Safety and Jobs. The Commissioners and allies will trumpet safety and jobs. Those signs are still found illegally placed around the County. But this is pathetic. Recall that the FAA had approved Option 2A in late 2010. The FAA found that that solution provided the desired safety. You do not get more safety extending the runway another 1000 feet and encouraging “large corporate jets.” And Ravalli County could have had the work accomplished, and jobs created, in 2011, during the worst of the national recession. Do not be fooled. This current boondoggle has nothing to do with jobs or safety. And do not get hoodwinked with the argument that a longer runway is necessary to permit planes fighting fires to takeoff with loads of fire retardant. The average retardant load taking off from Missoula is virtually the same as Ravalli County airport.

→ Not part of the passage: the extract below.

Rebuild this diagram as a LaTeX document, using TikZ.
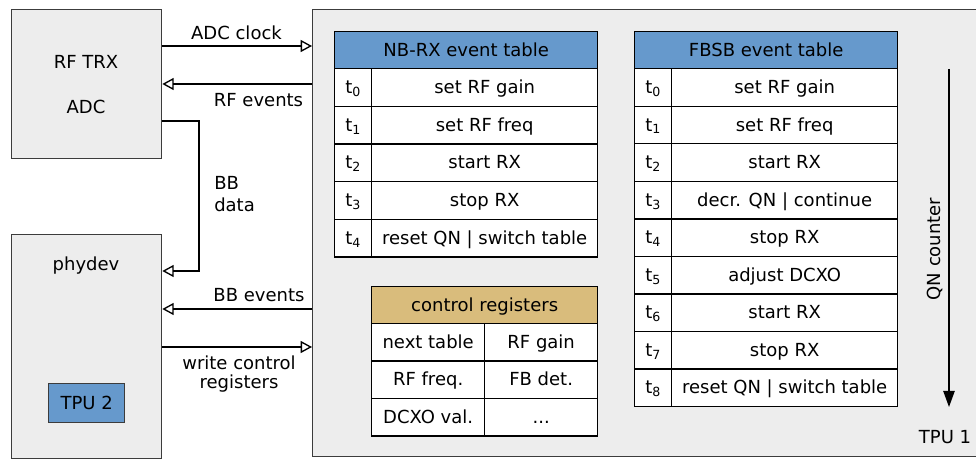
\documentclass[tikz,border=0pt]{standalone}
\usepackage{fontspec}
\setmainfont{DejaVu Sans}
\usetikzlibrary{arrows.meta,calc}
\definecolor{panel}{HTML}{EDEDED}
\definecolor{edge}{HTML}{3C3C3C}
\definecolor{hdrblue}{HTML}{6699CC}
\definecolor{hdrtan}{HTML}{D9BC7C}
\newcommand{\labelfont}{\fontsize{13.5}{16}\selectfont}
\newcommand{\moreregs}{...}
\begin{document}
\begin{tikzpicture}[x=0.75pt,y=-0.75pt, font=\labelfont,
  sz/.style 2 args={minimum width=#1*0.75pt, minimum height=#2*0.75pt},
  block/.style={draw=edge, fill=panel, line width=1pt, inner sep=0pt, anchor=north west},
  cell/.style={draw=black, fill=white, line width=1pt, inner sep=0pt, anchor=north west,
    text height=11pt, text depth=2pt},
  hdr/.style={cell, fill=hdrblue},
  sig/.style={-{Triangle[open,length=8.5pt,width=9pt]}, line width=1pt, draw=black},
  flow/.style={-{Triangle[length=12pt,width=8.5pt]}, line width=1pt, draw=black}
]
\useasboundingbox (0,0) rectangle (976,459);

% outer blocks
\node[block, sz={150}{149}] (rftrx) at (11,9) {};
\node[block, sz={150}{224}] (phy) at (11,234) {};
\node[block, sz={680}{447}] (tpu1) at (312,9) {};

\node (rftxt) at (86,62) {RF TRX};
\node (adctxt) at (86,107) {ADC};
\node (phytxt) at (86,266) {phydev};
\node[cell, draw=edge, fill=hdrblue, sz={76}{39}] (tpu2) at (48,383) {TPU 2};
\node (tpu1txt) at (945,437) {TPU 1};

% NB-RX event table
\node[hdr, sz={263}{37}] (nbh) at (334,31) {NB-RX event table};
\foreach \t [count=\i from 0] in {set RF gain, set RF freq, start RX, stop RX, reset QN | switch table} {
  \node[cell, sz={37}{37.7}] (nbi\i) at (334,68+37.7*\i) {t\textsubscript{\i}};
  \node[cell, sz={226}{37.7}] (nbe\i) at (371,68+37.7*\i) {\t};
}

% FBSB event table
\node[hdr, sz={263}{37}] (fbh) at (634,31) {FBSB event table};
\foreach \t [count=\i from 0] in {set RF gain, set RF freq, start RX, decr. QN | continue, stop RX, adjust DCXO, start RX, stop RX, reset QN | switch table} {
  \node[cell, sz={37}{37.56}] (fbi\i) at (634,68+37.56*\i) {t\textsubscript{\i}};
  \node[cell, sz={226}{37.56}] (fbe\i) at (671,68+37.56*\i) {\t};
}

% control registers
\node[cell, fill=hdrtan, sz={226}{37}] (crh) at (371,286) {control registers};
\foreach \a/\b [count=\i from 0] in {next table/RF gain, RF freq./FB det., DCXO val./\moreregs} {
  \node[cell, sz={113}{37.5}] (cra\i) at (371,323+37.5*\i) {\a};
  \node[cell, sz={113}{37.5}] (crb\i) at (484,323+37.5*\i) {\b};
}

% signal rows
\coordinate (yadc) at (0,46);
\coordinate (yrf) at (0,84);
\coordinate (bbtop) at (199,121);
\coordinate (bbbot) at (199,271);
\coordinate (ybbev) at (0,309);
\coordinate (ywr) at (0,347);

\draw[sig] (rftrx.east |- yadc) -- (tpu1.west |- yadc);
\draw[sig] (tpu1.west |- yrf) -- (rftrx.east |- yrf);
\draw[sig] (rftrx.east |- bbtop) -- (bbtop) -- (bbbot) -- (phy.east |- bbbot);
\draw[sig] (tpu1.west |- ybbev) -- (phy.east |- ybbev);
\draw[sig] (phy.east |- ywr) -- (tpu1.west |- ywr);

\node (adcclk) at (236.5,33) {ADC clock};
\node (rfev) at (258.5,100) {RF events};
\node[anchor=west, inner sep=0pt] (bb1) at (214,183) {BB};
\node[anchor=west, inner sep=0pt] (bb2) at (214,205) {data};
\node (bbev) at (259,295) {BB events};
\node (wr1) at (239,363) {write control};
\node (wr2) at (239,384) {registers};

% QN counter
\coordinate (qtop) at (949,69);
\coordinate (qbot) at (949,407);
\draw[flow] (qtop) -- (qbot);
\node[rotate=90] (qn) at (935,249) {QN counter};
\end{tikzpicture}
\end{document}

Hypocrisy. When the indigent women’s health care was voted out by our Commissioners, one of the reasons given was the spending of that $40,000 in federal funds during a time of growing national deficits. Now, the Commissioners will spend over $17 million to benefit maybe a dozen airplane owners or one large landowner with a vision of a large casino or both. When safety and jobs is touted, remember that it could have been done at much less cost, as approved by the FAA, three years ago. When the Commissioners find they need to zone land, against the wishes of the property owners, remember all the rants against zoning that got them elected in 2010.
Solution. The FAA is only concerned with the proximity of the runway and the taxiway if there are over 500 landings and takeoffs of “large corporate jets” during a year. The airport folks cannot document those 500 events. And even at the 490 events documented in 2012, the number has decreased from the 1500 ballyhooed in the early 2000’s. This is a downward trend, not an upward trend.
So, Commissioners, you simply agree that Ravalli Airport is not and should not be used by “large corporate jets.” No safety issues. No zoning. No huge federal and local expenditures to benefit a very small group of residents. No hypocrisy. Imagine that.